Most AI chip startups have found success focusing on the "decode" phase of inference, where models generate responses token by token. This phase is bandwidth-constrained, meaning it benefits from fast, on-chip memory like SRAM rather than raw compute power. Fractile, Groq, and Cerebras all leverage this insight. However, startups are exploring other approaches too. Lumai, a UK-based company, is developing optical inference accelerators that use light instead of electrons to perform matrix multiplication operations, potentially achieving exascale performance in just a 10-kilowatt power budget by 2029.
- SRAM-Based Architectures: Fractile, Groq, and others co-locate memory and compute to eliminate slow data movement between chips, enabling faster token generation for inference workloads.
- Wafer-Scale Designs: Cerebras builds single massive chips that integrate enormous amounts of compute and memory on one die, reducing latency and power consumption for certain inference tasks.
- Optical Computing: Lumai and similar startups are exploring hybrid electro-optical architectures that use photons for matrix multiplication, potentially delivering extreme efficiency for compute-bound inference.
Not all startups agree on the disaggregated approach. Tenstorrent, which unveiled its RISC-V-based Galaxy Blackhole compute platforms this week, is building a more general-purpose solution. CEO Jim Keller argued that pairing different chips for different inference stages creates unnecessary complexity and fragility as AI models evolve.
What Does Fractile's Funding and Timeline Mean for the Market?
Fractile raised $15 million in seed funding from Kindred Capital, the NATO Innovation Fund, and Oxford Science Enterprises. The company is now in talks to raise $200 million at a valuation exceeding $1 billion, with venture firms including Founders Fund, 8VC, and Accel reportedly interested. The team includes engineers from Graphcore, Nvidia, and Imagination Technologies, giving the startup deep expertise in chip design and AI workloads.

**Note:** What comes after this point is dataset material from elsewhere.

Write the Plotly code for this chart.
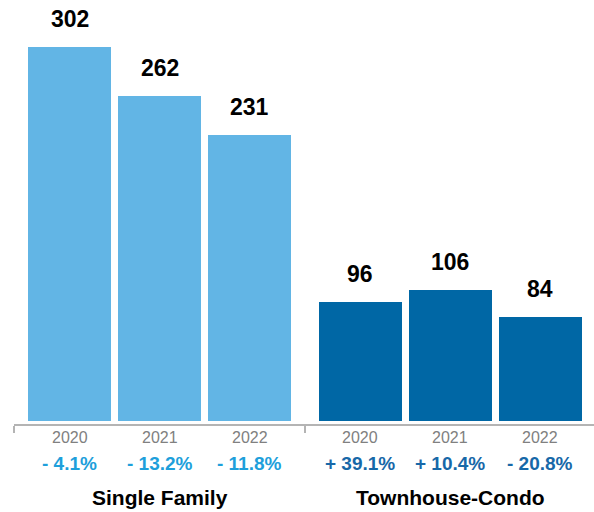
import plotly.graph_objects as go

groups = ["Single Family", "Townhouse-Condo"]
years = ["2020", "2021", "2022"]
single_family = [302, 262, 231]
townhouse_condo = [96, 106, 84]
sf_change = ["- 4.1%", "- 13.2%", "- 11.8%"]
tc_change = ["+ 39.1%", "+ 10.4%", "- 20.8%"]

bar_colors = ["#62B5E5", "#0067A5"]
pct_colors = ["#1E9FDB", "#1768A8"]
series = [single_family, townhouse_condo]
changes = [sf_change, tc_change]

GAP = 0.228
n = len(years)

def xpos(g, i):
    return g * (n + GAP) + i

fig = go.Figure()
FONT = "Liberation Sans, Arial, Helvetica, sans-serif"
annotations = []
for g, (name, vals) in enumerate(zip(groups, series)):
    xs = [xpos(g, i) for i in range(n)]
    fig.add_trace(go.Bar(x=xs, y=vals, width=83 / 90, marker=dict(color=bar_colors[g], line=dict(width=0)),
                         name=name, showlegend=False, hoverinfo="y"))
    for i, v in enumerate(vals):
        annotations.append(dict(x=xs[i], y=v, xref="x", yref="y", text=f"<b>{v}</b>", showarrow=False,
                                yanchor="middle", yshift=28, font=dict(size=23, color="#000000", family=FONT)))
        annotations.append(dict(x=xs[i], y=0, xref="x", yref="y", text=years[i], showarrow=False,
                                yanchor="middle", yshift=-16, font=dict(size=16, color="#808080", family=FONT)))
        annotations.append(dict(x=xs[i], y=0, xref="x", yref="y", text=f"<b>{changes[g][i]}</b>", showarrow=False,
                                yanchor="middle", yshift=-42, font=dict(size=19, color=pct_colors[g], family=FONT)))
    annotations.append(dict(x=xs[1], y=0, xref="x", yref="y", text=f"<b>{name}</b>", showarrow=False,
                            yanchor="middle", yshift=-76, font=dict(size=21, color="#000000", family=FONT)))

x0 = -0.617
x1 = x0 + 580 / 90
mid = (xpos(0, n - 1) + xpos(1, 0)) / 2
scale = 1.24
y0 = -3 / scale
y1 = 414 / scale + y0

fig.update_layout(
    width=594, height=512,
    margin=dict(l=14, r=0, t=10, b=88, autoexpand=False),
    paper_bgcolor="white", plot_bgcolor="white",
    annotations=annotations,
    bargap=0,
    xaxis=dict(range=[x0, x1], showgrid=False, zeroline=False, showline=True, linecolor="#B4B4B4", linewidth=2,
               tickvals=[x0, mid], ticktext=["", ""], ticks="outside", ticklen=7, tickwidth=2, tickcolor="#B4B4B4",
               automargin=False),
    yaxis=dict(range=[y0, y1], visible=False, showgrid=False, zeroline=False, automargin=False),
)

fig.write_html("out.html", config={"displayModeBar": False},
               post_script="document.body.style.margin='0';document.body.style.overflow='hidden';")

The 2027 timeline for commercial availability aligns with Anthropic's broader infrastructure strategy. The company's Google TPU deal doesn't deliver full capacity until 2027, suggesting Anthropic is planning its chip portfolio years in advance. By the time Fractile's chips are ready, the inference market will likely be far larger and more competitive than it is today, but the company's technology addresses a real bottleneck that Nvidia itself has acknowledged by acquiring Groq.
Fractile's approach of building its own software stack alongside the hardware is also significant. Specialized chips only succeed if developers can easily program them. By developing software tools in parallel, Fractile is trying to avoid the adoption barriers that have limited some previous AI chip startups.
The inference chip market is no longer a niche. As AI models become commoditized and competition intensifies on cost-per-token, companies like Anthropic are hedging their bets across multiple hardware vendors. Fractile's talks with Anthropic suggest that even unproven startups with compelling technology can attract serious interest from AI leaders, provided they solve a genuine problem in the inference pipeline.